NORRISTOWN, Pa. — A judge ruled Tuesday that comedian Bill Cosby is a “sexually violent predator.”

The classification means Cosby must undergo lifetime counseling and report quarterly to authorities. His name will appear on a sex-offender registry sent to neighbors, schools and victims.

Judge Steven O’Neill made the decision Tuesday as he prepares to sentence the 81-year-old comedian for drugging and molesting a woman at his suburban Philadelphia home in 2004.

Prosecutors are asking for five to 10 years in prison. The defense wants Cosby sent home on house arrest.

Cosby’s lawyers had fought the “sexually violent predator” designation, arguing that Pennsylvania’s sex-offender law remains unconstitutional despite several revisions.

The victim, Andrea Constand, said she’s had to cope with years of unrelenting pain, anxiety and self-doubt after Cosby drugged and sexually assaulted her at his home in 2004.

Constand wrote in a victim-impact statement released Tuesday that Cosby’s 2004 attack on her was just “the tip of the iceberg” for the suffering that followed.
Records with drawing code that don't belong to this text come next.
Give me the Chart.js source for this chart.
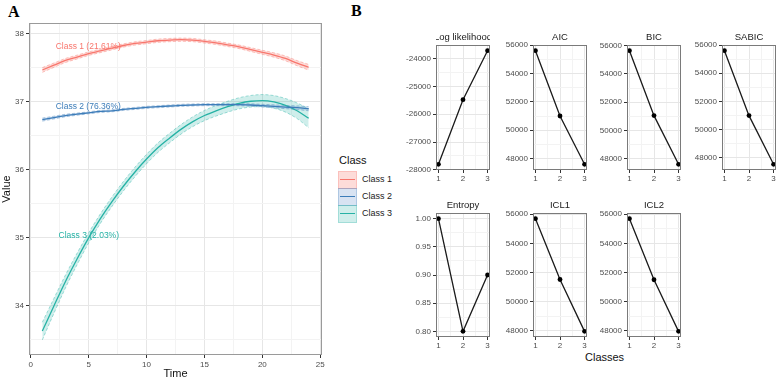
<!DOCTYPE html>
<html><head><meta charset="utf-8">
<script src="https://cdn.jsdelivr.net/npm/chart.js@4.4.1/dist/chart.umd.min.js"></script>
<style>
body{margin:0;background:#fff;width:778px;height:381px;overflow:hidden;position:relative;font-family:"Liberation Sans",Arial,sans-serif;}
canvas{position:absolute;}
.t{position:absolute;white-space:nowrap;line-height:1;}
.key{position:absolute;width:17px;height:16px;}
.key i{position:absolute;left:1px;right:1px;top:7px;height:1.3px;}
</style></head><body>
<div class="t" style="left:8px;top:3px;font:bold 16px 'Liberation Serif',serif;">A</div>
<div class="t" style="left:351px;top:2px;font:bold 16px 'Liberation Serif',serif;">B</div>
<canvas id="cA" width="330" height="381" style="left:0;top:0"></canvas>
<div id="legend"></div>
<div class="t" style="left:585px;top:352px;font-size:11px;color:#111;">Classes</div>
<script>
// ---------- Panel A data ----------
const time = [1,2,3,4,5,6,7,8,9,10,11,12,13,14,15,16,17,18,19,20,21,22,23,24];
const classNames = ['Class 1','Class 2','Class 3'];
const classLabels = ['Class 1 (21.61%)','Class 2 (76.36%)','Class 3 (2.03%)'];
const labelX = [2.15, 2.15, 2.4];
const labelY = [37.81, 36.93, 35.04];
const class1 = [37.47,37.54,37.61,37.66,37.71,37.75,37.79,37.83,37.86,37.88,37.90,37.91,37.915,37.91,37.89,37.87,37.84,37.81,37.77,37.73,37.69,37.64,37.57,37.51];
const class1Lo = [37.435,37.508,37.580,37.632,37.684,37.725,37.765,37.806,37.836,37.856,37.876,37.886,37.891,37.886,37.866,37.845,37.815,37.784,37.742,37.700,37.658,37.605,37.532,37.468];
const class1Hi = [37.505,37.572,37.640,37.688,37.736,37.775,37.815,37.854,37.884,37.904,37.924,37.934,37.939,37.934,37.914,37.895,37.865,37.836,37.798,37.760,37.722,37.675,37.608,37.552];
const class2 = [36.74,36.77,36.80,36.82,36.84,36.86,36.87,36.89,36.905,36.92,36.93,36.94,36.95,36.955,36.96,36.96,36.96,36.96,36.955,36.945,36.935,36.925,36.915,36.90];
const class2Lo = [36.718,36.750,36.782,36.804,36.825,36.845,36.855,36.875,36.890,36.905,36.915,36.925,36.935,36.940,36.945,36.945,36.945,36.944,36.937,36.925,36.913,36.901,36.888,36.870];
const class2Hi = [36.762,36.790,36.818,36.836,36.855,36.875,36.885,36.905,36.920,36.935,36.945,36.955,36.965,36.970,36.975,36.975,36.975,36.976,36.973,36.965,36.957,36.949,36.942,36.930];
const class3 = [33.63,34.00,34.36,34.69,35.00,35.28,35.53,35.76,35.97,36.16,36.33,36.47,36.60,36.71,36.80,36.87,36.93,36.98,37.01,37.02,37.00,36.95,36.87,36.76];
const class3Lo = [33.50,33.89,34.265,34.605,34.925,35.21,35.46,35.69,35.90,36.09,36.26,36.40,36.53,36.638,36.725,36.792,36.85,36.898,36.925,36.932,36.907,36.85,36.755,36.62];
const class3Hi = [33.76,34.11,34.455,34.775,35.075,35.35,35.60,35.83,36.04,36.23,36.40,36.54,36.67,36.782,36.875,36.948,37.01,37.062,37.095,37.108,37.093,37.05,36.985,36.90];
const timeTicks = [0,5,10,15,20,25];
const valueTicks = [34,35,36,37,38];

// ---------- Panel B data ----------
const nClasses = [1,2,3];
const classTicks = [1,2,3];
const logLik = [-27800,-25480,-23720];
const aic = [55600,51000,47600];
const bic = [55650,51050,47600];
const sabic = [55600,51000,47550];
const entropy = [1.00,0.80,0.90];
const icl1 = [55700,51520,47960];
const icl2 = [55700,51500,47950];
const llTicks = [-28000,-27000,-26000,-25000,-24000];
const icTicks = [48000,50000,52000,54000,56000];
const entTicks = [0.80,0.85,0.90,0.95,1.00];

// ---------- styling ----------
const colors = ['#F8766D','#3D7DB9','#26B2A5'];
const edgeColors = ['rgba(248,118,109,0.7)','rgba(61,125,185,0.7)','rgba(38,178,165,0.7)'];
const fills = ['rgba(248,118,109,0.26)','rgba(90,140,200,0.24)','rgba(38,178,165,0.22)'];
const FONT = '"Liberation Sans", Arial, sans-serif';
const tickFont = {family: FONT, size: 8};
const TICKC = '#4d4d4d';

function withMinor(major, min, max) {
  const step = major[1] - major[0];
  const all = [];
  for (let i = -1; i < major.length; i++) {
    if (i >= 0) all.push(major[i]);
    const m = (i >= 0 ? major[i] : major[0] - step) + step / 2;
    all.push(m);
  }
  return all.filter(v => v >= min - 1e-9 && v <= max + 1e-9).sort((a,b)=>a-b);
}
function isMajor(major, v) { return major.some(m => Math.abs(m - v) < 1e-7); }
function expand(arrs) {
  const flat = [].concat(...arrs);
  const lo = Math.min(...flat), hi = Math.max(...flat), p = (hi - lo) * 0.05;
  return [lo - p, hi + p];
}
function gridOpts(major) {
  return {
    color: c => (c.tick && isMajor(major, c.tick.value)) ? '#e6e6e6' : '#f3f3f3',
    lineWidth: 1,
    drawTicks: true,
    tickLength: 3,
    tickColor: c => (c.tick && isMajor(major, c.tick.value)) ? '#333333' : 'rgba(0,0,0,0)'
  };
}
const framePlugin = {
  id: 'frame',
  afterDatasetsDraw(chart, args, opts) {
    const a = chart.chartArea, ctx = chart.ctx;
    ctx.save();
    ctx.strokeStyle = opts.color || '#888';
    ctx.lineWidth = 1;
    ctx.strokeRect(Math.round(a.left) + 0.5, Math.round(a.top) + 0.5, Math.round(a.right - a.left) - 1, Math.round(a.bottom - a.top) - 1);
    ctx.restore();
  }
};

// ---------- Panel A ----------
const [axMin, axMax] = expand([time]);
const [ayMin, ayMax] = expand([class1Lo, class1Hi, class2Lo, class2Hi, class3Lo, class3Hi]);
const timeAll = withMinor(timeTicks, axMin, axMax);
const valueAll = withMinor(valueTicks, ayMin, ayMax);
const pts = arr => time.map((t, i) => ({x: t, y: arr[i]}));
const means = [class1, class2, class3], los = [class1Lo, class2Lo, class3Lo], his = [class1Hi, class2Hi, class3Hi];
const dsA = [];
for (let k = 0; k < 3; k++) {
  dsA.push({label: classNames[k] + ' lo', data: pts(los[k]), borderColor: edgeColors[k], borderWidth: 0.6, borderDash: [3,2], pointRadius: 0, fill: false, order: 2 + k, cubicInterpolationMode: 'monotone'});
  dsA.push({label: classNames[k] + ' hi', data: pts(his[k]), borderColor: edgeColors[k], borderWidth: 0.6, borderDash: [3,2], pointRadius: 0, fill: '-1', backgroundColor: fills[k], order: 2 + k, cubicInterpolationMode: 'monotone'});
}
for (let k = 0; k < 3; k++) {
  dsA.push({label: classNames[k], data: pts(means[k]), borderColor: colors[k], borderWidth: 1.3, pointRadius: 0, fill: false, order: 1, cubicInterpolationMode: 'monotone'});
}
const textPlugin = {
  id: 'classText',
  afterDatasetsDraw(chart) {
    const ctx = chart.ctx, xs = chart.scales.x, ys = chart.scales.y;
    ctx.save();
    ctx.font = '8.5px ' + FONT;
    ctx.textAlign = 'left'; ctx.textBaseline = 'middle';
    for (let k = 0; k < 3; k++) {
      ctx.fillStyle = colors[k];
      ctx.fillText(classLabels[k], xs.getPixelForValue(labelX[k]), ys.getPixelForValue(labelY[k]));
    }
    ctx.restore();
  }
};
new Chart(document.getElementById('cA'), {
  type: 'line',
  data: {datasets: dsA},
  options: {
    responsive: false, animation: false, devicePixelRatio: 1,
    layout: {padding: {top: 23, right: 8, left: 0, bottom: 0}},
    plugins: {legend: {display: false}, tooltip: {enabled: false}, frame: {color: '#9a9a9a'}},
    scales: {
      x: {type: 'linear', min: axMin, max: axMax,
        afterBuildTicks: s => { s.ticks = timeAll.map(v => ({value: v})); },
        afterFit: s => { s.height = 26; },
        ticks: {autoSkip: false, maxRotation: 0, padding: 2, font: tickFont, color: TICKC,
          callback: v => isMajor(timeTicks, v) ? String(v) : ''},
        grid: gridOpts(timeTicks), border: {display: false},
        title: {display: true, text: 'Time', font: {family: FONT, size: 11}, color: '#111', padding: 0}},
      y: {type: 'linear', min: ayMin, max: ayMax,
        afterBuildTicks: s => { s.ticks = valueAll.map(v => ({value: v})); },
        afterFit: s => { s.width = 29; },
        ticks: {autoSkip: false, padding: 2, font: tickFont, color: TICKC,
          callback: v => isMajor(valueTicks, v) ? String(Math.round(v)) : ''},
        grid: gridOpts(valueTicks), border: {display: false},
        title: {display: true, text: 'Value', font: {family: FONT, size: 11}, color: '#111', padding: 0}}
    }
  },
  plugins: [framePlugin, textPlugin]
});

// legend (HTML)
(function(){
  const lg = document.getElementById('legend');
  let h = '<div class="t" style="left:339px;top:155px;font-size:11px;color:#111;">Class</div>';
  for (let k = 0; k < 3; k++) {
    const top = 171 + k * 17;
    h += `<div class="key" style="left:338px;top:${top}px;background:${fills[k]};border:1px solid ${colors[k]}44;"><i style="background:${colors[k]}"></i></div>`;
    h += `<div class="t" style="left:362px;top:${top + 4}px;font-size:9px;color:#222;">${classNames[k]}</div>`;
  }
  lg.innerHTML = h;
})();

// ---------- Panel B ----------
const titlePlugin = {
  id: 'stripTitle',
  afterDraw(chart, args, opts) {
    const a = chart.chartArea, ctx = chart.ctx;
    ctx.save();
    ctx.beginPath(); ctx.rect(a.left, 0, a.right - a.left, a.top); ctx.clip();
    ctx.font = '9.5px ' + FONT; ctx.fillStyle = '#1a1a1a';
    ctx.textAlign = 'center'; ctx.textBaseline = 'middle';
    ctx.fillText(opts.text, (a.left + a.right) / 2, a.top - 8);
    ctx.restore();
  }
};
const xAllB = withMinor(classTicks, 0.9, 3.1);
function panel(title, values, majors, decimals, left, top, h) {
  const c = document.createElement('canvas');
  const W = 45 + 55 + 3, H = 20 + h + 16;
  c.width = W; c.height = H;
  c.style.left = (left - 45) + 'px'; c.style.top = (top - 20) + 'px';
  document.body.appendChild(c);
  const [mn, mx] = expand([values]);
  const yAll = withMinor(majors, mn, mx);
  new Chart(c, {
    type: 'line',
    data: {datasets: [{data: nClasses.map((n, i) => ({x: n, y: values[i]})), borderColor: '#1a1a1a', borderWidth: 1.3,
      pointRadius: 2.4, pointBackgroundColor: '#000', pointBorderWidth: 0, fill: false, tension: 0}]},
    options: {
      responsive: false, animation: false, devicePixelRatio: 1,
      layout: {padding: {top: 20, right: 3, left: 0, bottom: 0}},
      plugins: {legend: {display: false}, tooltip: {enabled: false}, stripTitle: {text: title}, frame: {color: '#7a7a7a'}},
      scales: {
        x: {type: 'linear', min: 0.9, max: 3.1,
          afterBuildTicks: s => { s.ticks = xAllB.map(v => ({value: v})); },
          afterFit: s => { s.height = 16; },
          ticks: {autoSkip: false, maxRotation: 0, padding: 1, font: tickFont, color: TICKC,
            callback: v => isMajor(classTicks, v) ? String(Math.round(v)) : ''},
          grid: gridOpts(classTicks), border: {display: false}},
        y: {type: 'linear', min: mn, max: mx,
          afterBuildTicks: s => { s.ticks = yAll.map(v => ({value: v})); },
          afterFit: s => { s.width = 45; },
          ticks: {autoSkip: false, padding: 2, font: tickFont, color: TICKC,
            callback: v => isMajor(majors, v) ? v.toFixed(decimals) : ''},
          grid: gridOpts(majors), border: {display: false}}
      }
    },
    plugins: [framePlugin, titlePlugin]
  });
}
panel('Log likelihood', logLik, llTicks, 0, 436, 45, 125);
panel('AIC', aic, icTicks, 0, 533, 45, 125);
panel('BIC', bic, icTicks, 0, 627, 45, 125);
panel('SABIC', sabic, icTicks, 0, 722, 45, 125);
panel('Entropy', entropy, entTicks, 2, 436, 213, 124);
panel('ICL1', icl1, icTicks, 0, 533, 213, 124);
panel('ICL2', icl2, icTicks, 0, 627, 213, 124);
</script>
</body></html>
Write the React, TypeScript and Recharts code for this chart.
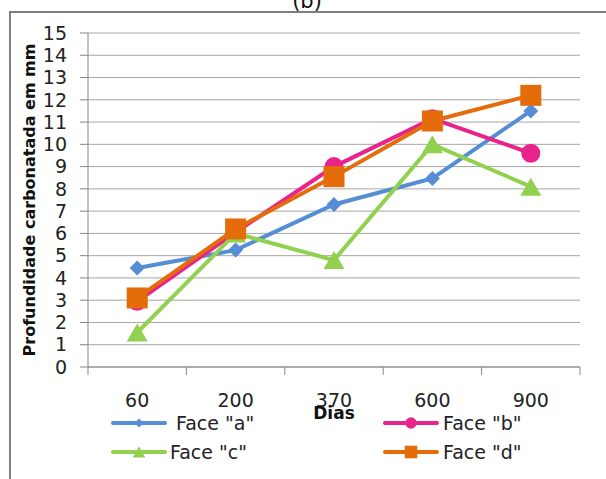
import { LineChart, Line, XAxis, YAxis, CartesianGrid, Legend } from "recharts";

// days of exposure and carbonation depth (mm) per face
const days = ["60", "200", "370", "600", "900"];
const faceA = [4.45, 5.25, 7.3, 8.47, 11.5];
const faceB = [2.95, 6.05, 9.0, 11.15, 9.6];
const faceC = [1.55, 6.0, 4.8, 10.0, 8.1];
const faceD = [3.1, 6.2, 8.55, 11.05, 12.2];
const yTicks = [0, 1, 2, 3, 4, 5, 6, 7, 8, 9, 10, 11, 12, 13, 14, 15];
const seriesNames = ['Face "a"', 'Face "b"', 'Face "c"', 'Face "d"'];

const W = 606;
const H = 479;
const PLOT_LEFT = 88;
const PLOT_RIGHT = 580;
const PLOT_TOP = 33;
const PLOT_BOTTOM = 367;
const HALF_BAND = (PLOT_RIGHT - PLOT_LEFT) / days.length / 2;

const FONT = "DejaVu Sans";
const GRID = "#a6a6a6";
const AXIS = "#868686";

type Shape = "diamond" | "circle" | "triangle" | "square";

const series: { key: string; name: string; color: string; shape: Shape }[] = [
  { key: "a", name: seriesNames[0], color: "#558ed5", shape: "diamond" },
  { key: "b", name: seriesNames[1], color: "#e8248c", shape: "circle" },
  { key: "c", name: seriesNames[2], color: "#92d050", shape: "triangle" },
  { key: "d", name: seriesNames[3], color: "#e46c0a", shape: "square" },
];

const chartData = days.map((d, i) => ({
  day: d,
  a: faceA[i],
  b: faceB[i],
  c: faceC[i],
  d: faceD[i],
}));

function Marker({ cx, cy, color, shape, scale = 1 }: any) {
  if (cx == null || cy == null) return null;
  if (shape === "diamond") {
    const w = 7.5 * scale;
    const h = 7.5 * scale;
    return <polygon points={`${cx},${cy - h} ${cx + w},${cy} ${cx},${cy + h} ${cx - w},${cy}`} fill={color} />;
  }
  if (shape === "circle") return <circle cx={cx} cy={cy} r={9.5 * scale} fill={color} />;
  if (shape === "triangle") {
    const w = 10.5 * scale;
    const h = 9 * scale;
    return <polygon points={`${cx},${cy - h} ${cx + w},${cy + h} ${cx - w},${cy + h}`} fill={color} />;
  }
  const s = 10.5 * scale;
  return <rect x={cx - s} y={cy - s} width={s * 2} height={s * 2} fill={color} />;
}

function DayTick({ x, y, payload, index }: any) {
  const axisY = y - 26;
  return (
    <g>
      <line x1={x - HALF_BAND} x2={x - HALF_BAND} y1={axisY} y2={axisY + 8} stroke={AXIS} />
      {index === days.length - 1 && (
        <line x1={x + HALF_BAND} x2={x + HALF_BAND} y1={axisY} y2={axisY + 8} stroke={AXIS} />
      )}
      <text x={x} y={y} dy="0.73em" textAnchor="middle" fontFamily={FONT} fontSize={19} fill="#222">
        {payload.value}
      </text>
    </g>
  );
}

// legend slots mimic the two-column Excel layout
const legendSlots = [
  { left: 111, top: 413, gap: 9 },
  { left: 383, top: 413, gap: 4 },
  { left: 111, top: 442, gap: 3 },
  { left: 383, top: 442, gap: 4 },
];

function FaceLegend() {
  return (
    <div style={{ position: "relative", width: W, height: H }}>
      {series.map((s, i) => (
        <div
          key={s.key}
          style={{
            position: "absolute",
            left: legendSlots[i].left,
            top: legendSlots[i].top,
            height: 20,
            display: "flex",
            alignItems: "center",
          }}
        >
          <svg width={56} height={20}>
            <line x1={2} x2={54} y1={10} y2={10} stroke={s.color} strokeWidth={4} strokeLinecap="round" />
            <Marker cx={28} cy={10} color={s.color} shape={s.shape} scale={0.6} />
          </svg>
          <span style={{ marginLeft: legendSlots[i].gap, fontFamily: FONT, fontSize: 19, color: "#222", whiteSpace: "nowrap" }}>
            {s.name}
          </span>
        </div>
      ))}
    </div>
  );
}

function YLabel({ viewBox }: any) {
  const cy = viewBox.y + viewBox.height / 2;
  return (
    <text
      x={29}
      y={cy}
      transform={`rotate(-90, 29, ${cy})`}
      textAnchor="middle"
      dominantBaseline="central"
      fontFamily={FONT}
      fontWeight="bold"
      fontSize={16}
      fill="#111"
    >
      Profundidade carbonatada em mm
    </text>
  );
}

export default function App() {
  return (
    <div style={{ position: "absolute", left: 0, top: 0, width: W, height: H, overflow: "hidden", background: "#fff" }}>
      {/* outer chart frame, cut off on the right and bottom */}
      <div
        style={{
          position: "absolute",
          left: 9,
          top: 11,
          width: 800,
          height: 800,
          borderLeft: "2px solid #7f7f7f",
          borderTop: "2px solid #7f7f7f",
        }}
      />
      <svg style={{ position: "absolute", left: 0, top: 0 }} width={W} height={20}>
        <text x={307} y={8} textAnchor="middle" fontFamily={FONT} fontSize={21} fill="#111">
          (b)
        </text>
      </svg>
      <div style={{ position: "absolute", left: 0, top: 0 }}>
        <LineChart
          width={W}
          height={H}
          data={chartData}
          margin={{ top: PLOT_TOP, right: W - PLOT_RIGHT, bottom: H - PLOT_BOTTOM - 60, left: 18 }}
        >
          <CartesianGrid vertical={false} stroke={GRID} />
          <XAxis
            dataKey="day"
            scale="band"
            height={60}
            tickLine={false}
            tickSize={8}
            tickMargin={18}
            axisLine={{ stroke: AXIS }}
            tick={<DayTick />}
            interval={0}
            label={{
              value: "Dias",
              position: "insideTop",
              offset: 40,
              fontFamily: FONT,
              fontWeight: "bold",
              fontSize: 17,
              fill: "#111",
            }}
          />
          <YAxis
            width={PLOT_LEFT - 18}
            domain={[0, 15]}
            ticks={yTicks}
            interval={0}
            tickSize={8}
            tickMargin={13}
            tickLine={{ stroke: AXIS }}
            axisLine={{ stroke: AXIS }}
            tick={{ fontFamily: FONT, fontSize: 19, fill: "#222" }}
            label={{ content: YLabel }}
          />
          <Legend
            layout="horizontal"
            verticalAlign="middle"
            align="center"
            wrapperStyle={{ left: 0, top: 0, width: W, height: H, pointerEvents: "none" }}
            content={() => <FaceLegend />}
          />
          {series.map((s) => (
            <Line
              key={s.key}
              type="linear"
              dataKey={s.key}
              name={s.name}
              stroke={s.color}
              strokeWidth={4}
              isAnimationActive={false}
              dot={(p: any) => <Marker key={`${s.key}-${p.index}`} cx={p.cx} cy={p.cy} color={s.color} shape={s.shape} />}
              activeDot={false}
            />
          ))}
        </LineChart>
      </div>
    </div>
  );
}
Constand says her training as a professional basketball player had led her to think she could handle anything, but “life as I knew it” ended on the night Cosby knocked her out with pills and violated her.

She says the Cosby team’s subsequent attacks on her character left her with “insurmountable stress and anxiety.”

Constand says she now lives alone with her two dogs, “stuck in a holding pattern” as a middle-aged woman because she has trouble trusting people.

Earlier, a defense psychologist said the chances that Cosby will commit another sex offense are “extraordinarily low” because he’s old, legally blind and needs help getting around.

Psychologist Timothy Foley testified at the sentencing hearing. Foley met with Cosby in July to conduct a risk assessment.

He said the comedian’s lawyers wouldn’t let him discuss certain matters, including the sexual assault that led to his conviction or his admission that he gave quaaludes to women before sex.

Prosecutors questioned whether Foley got a complete picture of Cosby’s alleged deviance.